What is required: Reproduce the full listing below unchanged, apart from the pictures.
* * *
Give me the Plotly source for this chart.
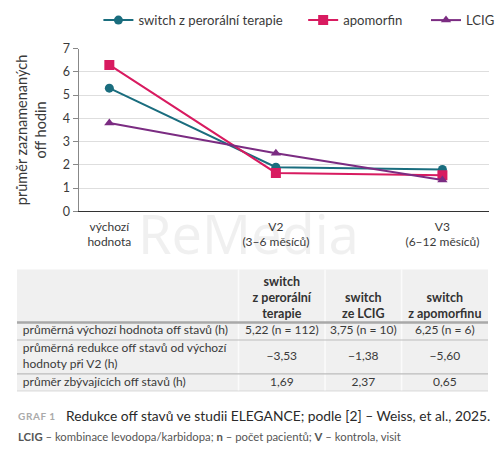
import plotly.graph_objects as go

W, H = 500, 468

# chart data
visits = ["výchozí<br>hodnota", "V2<br>(3–6 měsíců)", "V3<br>(6–12 měsíců)"]
switch_oral = [5.3, 1.9, 1.8]
apomorfin = [6.3, 1.65, 1.55]
lcig = [3.8, 2.5, 1.35]

# table data
tbl_header = ["switch<br>z perorální<br>terapie", "switch<br>ze LCIG", "switch<br>z apomorfinu"]
row_labels = [
    "průměrná výchozí hodnota off stavů (h)",
    "průměrná redukce off stavů od výchozí<br>hodnoty při V2 (h)",
    "průměr zbývajících off stavů (h)",
]
col_oral = ["5,22 (n = 112)", "−3,53", "1,69"]
col_lcig = ["3,75 (n = 10)", "−1,38", "2,37"]
col_apo = ["6,25 (n = 6)", "−5,60", "0,65"]

# table grid (pixels inside the table box)
col_edges = [0, 223, 310, 387, 474]
row_edges = [0, 55, 73, 108, 126]

FONT = "Lato"
TXT = "#3a3a3a"


def px_x(p):
    return p / W


def px_y(p):
    return 1 - p / H


fig = go.Figure()

xs = [0, 1, 2]
fig.add_trace(go.Scatter(x=xs, y=switch_oral, name="switch z perorální terapie", mode="lines+markers",
                         line=dict(color="#1a6d7e", width=2), marker=dict(symbol="circle", size=9),
                         legend="legend"))
fig.add_trace(go.Scatter(x=xs, y=apomorfin, name="apomorfin", mode="lines+markers",
                         line=dict(color="#d81b60", width=2), marker=dict(symbol="square", size=10),
                         legend="legend2"))
fig.add_trace(go.Scatter(x=xs, y=lcig, name="LCIG", mode="lines+markers",
                         line=dict(color="#7b2c82", width=2), marker=dict(symbol="triangle-up", size=9),
                         legend="legend3"))

# table, drawn on its own axes
col_mid = [(a + b) / 2 for a, b in zip(col_edges[:-1], col_edges[1:])]
row_mid = [(a + b) / 2 for a, b in zip(row_edges[1:-1], row_edges[2:])]
tkw = dict(xaxis="x2", yaxis="y2", mode="text", showlegend=False, hoverinfo="skip")

fig.add_trace(go.Scatter(x=col_mid[1:], y=[row_edges[1] - 1] * 3, text=tbl_header, textposition="top center",
                         textfont=dict(family=FONT, size=12.5, color="#333", weight="bold"), **tkw))
fig.add_trace(go.Scatter(x=[6] * 3, y=row_mid, text=row_labels, textposition="middle right",
                         textfont=dict(family=FONT, size=12, color=TXT), **tkw))
for i, col in enumerate([col_oral, col_lcig, col_apo]):
    fig.add_trace(go.Scatter(x=[col_mid[i + 1]] * 3, y=row_mid, text=col, textposition="middle center",
                             textfont=dict(family=FONT, size=12, color=TXT), **tkw))

shapes = [dict(type="rect", xref="x2", yref="y2", x0=col_edges[0], x1=col_edges[-1],
               y0=row_edges[0], y1=row_edges[-1], fillcolor="#f0f0f0", line_width=0, layer="below")]
for xe in col_edges[1:-1]:
    shapes.append(dict(type="line", xref="x2", yref="y2", x0=xe, x1=xe, y0=row_edges[0], y1=row_edges[-1],
                       line=dict(color="#fbfbfb", width=1.5), layer="below"))
for j, ye in enumerate(row_edges[1:]):
    shapes.append(dict(type="line", xref="x2", yref="y2", x0=col_edges[0], x1=col_edges[-1], y0=ye, y1=ye,
                       line=dict(color="#a9a9a9" if j == 0 else "#bcbcbc", width=2.5 if j == 0 else 1.2),
                       layer="below"))

leg = dict(orientation="h", y=px_y(13), yanchor="middle", xanchor="left",
           font=dict(size=13.1, color=TXT), itemwidth=30, bgcolor="rgba(0,0,0,0)")

fig.update_layout(
    width=W, height=H,
    margin=dict(l=0, r=0, t=0, b=0),
    paper_bgcolor="white", plot_bgcolor="white",
    font=dict(family=FONT, size=11, color=TXT),
    showlegend=True,
    legend=dict(leg, x=px_x(99)),
    legend2=dict(leg, x=px_x(305)),
    legend3=dict(leg, x=px_x(429)),
    xaxis=dict(domain=[px_x(79), px_x(492)], range=[-0.185, 2.28], tickvals=xs, ticktext=visits,
               showgrid=False, zeroline=False, showline=True, linecolor="#333", linewidth=1.2,
               ticks="", ticklabelstandoff=4, tickfont=dict(size=12, color=TXT)),
    yaxis=dict(domain=[px_y(210), px_y(42)], range=[0, 7], dtick=1, showgrid=True, gridcolor="#dedede",
               zeroline=False, showline=True, linecolor="#888", ticks="outside", ticklen=5, tickcolor="#888",
               tickfont=dict(size=12.5, color=TXT),
               title=dict(text="průměr zaznamenaných<br>off hodin", font=dict(size=14.5, color=TXT), standoff=12)),
    xaxis2=dict(domain=[px_x(17), px_x(491)], range=[col_edges[0], col_edges[-1]], visible=False),
    yaxis2=dict(domain=[px_y(396), px_y(270)], range=[row_edges[-1], row_edges[0]], visible=False),
    shapes=shapes,
    annotations=[
        dict(text="ReMedia", x=px_x(250), y=px_y(232), xref="paper", yref="paper", showarrow=False,
             yanchor="middle", font=dict(family="Noto Sans", size=54, color="rgba(0,0,0,0.06)")),
        dict(text="G\u200aR\u200aA\u200aF\u200a 1", x=px_x(16), y=px_y(422), xref="paper", yref="paper",
             xanchor="left", yanchor="middle", showarrow=False,
             font=dict(size=10, color="#aaaaaa", weight="bold")),
        dict(text="Redukce off stavů ve studii ELEGANCE; podle [2] – Weiss, et al., 2025.",
             x=px_x(64), y=px_y(421), xref="paper", yref="paper", xanchor="left", yanchor="middle",
             showarrow=False, font=dict(size=13.8, color="#2a2a2a")),
        dict(text="<b>LCIG</b> – kombinace levodopa/karbidopa; <b>n</b> – počet pacientů; <b>V</b> – kontrola, visit",
             x=px_x(16), y=px_y(443), xref="paper", yref="paper", xanchor="left", yanchor="middle",
             showarrow=False, font=dict(size=11.3, color="#555")),
    ],
)

fig.write_html("out.html", config={"displayModeBar": False},
               post_script="document.body.style.margin='0';")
* * *
Task response:
Give me the Plotly source for this chart.
import plotly.graph_objects as go

W, H = 500, 468

# chart data
visits = ["výchozí<br>hodnota", "V2<br>(3–6 měsíců)", "V3<br>(6–12 měsíců)"]
switch_oral = [5.3, 1.9, 1.8]
apomorfin = [6.3, 1.65, 1.55]
lcig = [3.8, 2.5, 1.35]

# table data
tbl_header = ["switch<br>z perorální<br>terapie", "switch<br>ze LCIG", "switch<br>z apomorfinu"]
row_labels = [
    "průměrná výchozí hodnota off stavů (h)",
    "průměrná redukce off stavů od výchozí<br>hodnoty při V2 (h)",
    "průměr zbývajících off stavů (h)",
]
col_oral = ["5,22 (n = 112)", "−3,53", "1,69"]
col_lcig = ["3,75 (n = 10)", "−1,38", "2,37"]
col_apo = ["6,25 (n = 6)", "−5,60", "0,65"]

# table grid (pixels inside the table box)
col_edges = [0, 223, 310, 387, 474]
row_edges = [0, 55, 73, 108, 126]

FONT = "Lato"
TXT = "#3a3a3a"


def px_x(p):
    return p / W


def px_y(p):
    return 1 - p / H


fig = go.Figure()

xs = [0, 1, 2]
fig.add_trace(go.Scatter(x=xs, y=switch_oral, name="switch z perorální terapie", mode="lines+markers",
                         line=dict(color="#1a6d7e", width=2), marker=dict(symbol="circle", size=9),
                         legend="legend"))
fig.add_trace(go.Scatter(x=xs, y=apomorfin, name="apomorfin", mode="lines+markers",
                         line=dict(color="#d81b60", width=2), marker=dict(symbol="square", size=10),
                         legend="legend2"))
fig.add_trace(go.Scatter(x=xs, y=lcig, name="LCIG", mode="lines+markers",
                         line=dict(color="#7b2c82", width=2), marker=dict(symbol="triangle-up", size=9),
                         legend="legend3"))

# table, drawn on its own axes
col_mid = [(a + b) / 2 for a, b in zip(col_edges[:-1], col_edges[1:])]
row_mid = [(a + b) / 2 for a, b in zip(row_edges[1:-1], row_edges[2:])]
tkw = dict(xaxis="x2", yaxis="y2", mode="text", showlegend=False, hoverinfo="skip")

fig.add_trace(go.Scatter(x=col_mid[1:], y=[row_edges[1] - 1] * 3, text=tbl_header, textposition="top center",
                         textfont=dict(family=FONT, size=12.5, color="#333", weight="bold"), **tkw))
fig.add_trace(go.Scatter(x=[6] * 3, y=row_mid, text=row_labels, textposition="middle right",
                         textfont=dict(family=FONT, size=12, color=TXT), **tkw))
for i, col in enumerate([col_oral, col_lcig, col_apo]):
    fig.add_trace(go.Scatter(x=[col_mid[i + 1]] * 3, y=row_mid, text=col, textposition="middle center",
                             textfont=dict(family=FONT, size=12, color=TXT), **tkw))

shapes = [dict(type="rect", xref="x2", yref="y2", x0=col_edges[0], x1=col_edges[-1],
               y0=row_edges[0], y1=row_edges[-1], fillcolor="#f0f0f0", line_width=0, layer="below")]
for xe in col_edges[1:-1]:
    shapes.append(dict(type="line", xref="x2", yref="y2", x0=xe, x1=xe, y0=row_edges[0], y1=row_edges[-1],
                       line=dict(color="#fbfbfb", width=1.5), layer="below"))
for j, ye in enumerate(row_edges[1:]):
    shapes.append(dict(type="line", xref="x2", yref="y2", x0=col_edges[0], x1=col_edges[-1], y0=ye, y1=ye,
                       line=dict(color="#a9a9a9" if j == 0 else "#bcbcbc", width=2.5 if j == 0 else 1.2),
                       layer="below"))

leg = dict(orientation="h", y=px_y(13), yanchor="middle", xanchor="left",
           font=dict(size=13.1, color=TXT), itemwidth=30, bgcolor="rgba(0,0,0,0)")

fig.update_layout(
    width=W, height=H,
    margin=dict(l=0, r=0, t=0, b=0),
    paper_bgcolor="white", plot_bgcolor="white",
    font=dict(family=FONT, size=11, color=TXT),
    showlegend=True,
    legend=dict(leg, x=px_x(99)),
    legend2=dict(leg, x=px_x(305)),
    legend3=dict(leg, x=px_x(429)),
    xaxis=dict(domain=[px_x(79), px_x(492)], range=[-0.185, 2.28], tickvals=xs, ticktext=visits,
               showgrid=False, zeroline=False, showline=True, linecolor="#333", linewidth=1.2,
               ticks="", ticklabelstandoff=4, tickfont=dict(size=12, color=TXT)),
    yaxis=dict(domain=[px_y(210), px_y(42)], range=[0, 7], dtick=1, showgrid=True, gridcolor="#dedede",
               zeroline=False, showline=True, linecolor="#888", ticks="outside", ticklen=5, tickcolor="#888",
               tickfont=dict(size=12.5, color=TXT),
               title=dict(text="průměr zaznamenaných<br>off hodin", font=dict(size=14.5, color=TXT), standoff=12)),
    xaxis2=dict(domain=[px_x(17), px_x(491)], range=[col_edges[0], col_edges[-1]], visible=False),
    yaxis2=dict(domain=[px_y(396), px_y(270)], range=[row_edges[-1], row_edges[0]], visible=False),
    shapes=shapes,
    annotations=[
        dict(text="ReMedia", x=px_x(250), y=px_y(232), xref="paper", yref="paper", showarrow=False,
             yanchor="middle", font=dict(family="Noto Sans", size=54, color="rgba(0,0,0,0.06)")),
        dict(text="G\u200aR\u200aA\u200aF\u200a 1", x=px_x(16), y=px_y(422), xref="paper", yref="paper",
             xanchor="left", yanchor="middle", showarrow=False,
             font=dict(size=10, color="#aaaaaa", weight="bold")),
        dict(text="Redukce off stavů ve studii ELEGANCE; podle [2] – Weiss, et al., 2025.",
             x=px_x(64), y=px_y(421), xref="paper", yref="paper", xanchor="left", yanchor="middle",
             showarrow=False, font=dict(size=13.8, color="#2a2a2a")),
        dict(text="<b>LCIG</b> – kombinace levodopa/karbidopa; <b>n</b> – počet pacientů; <b>V</b> – kontrola, visit",
             x=px_x(16), y=px_y(443), xref="paper", yref="paper", xanchor="left", yanchor="middle",
             showarrow=False, font=dict(size=11.3, color="#555")),
    ],
)

fig.write_html("out.html", config={"displayModeBar": False},
               post_script="document.body.style.margin='0';")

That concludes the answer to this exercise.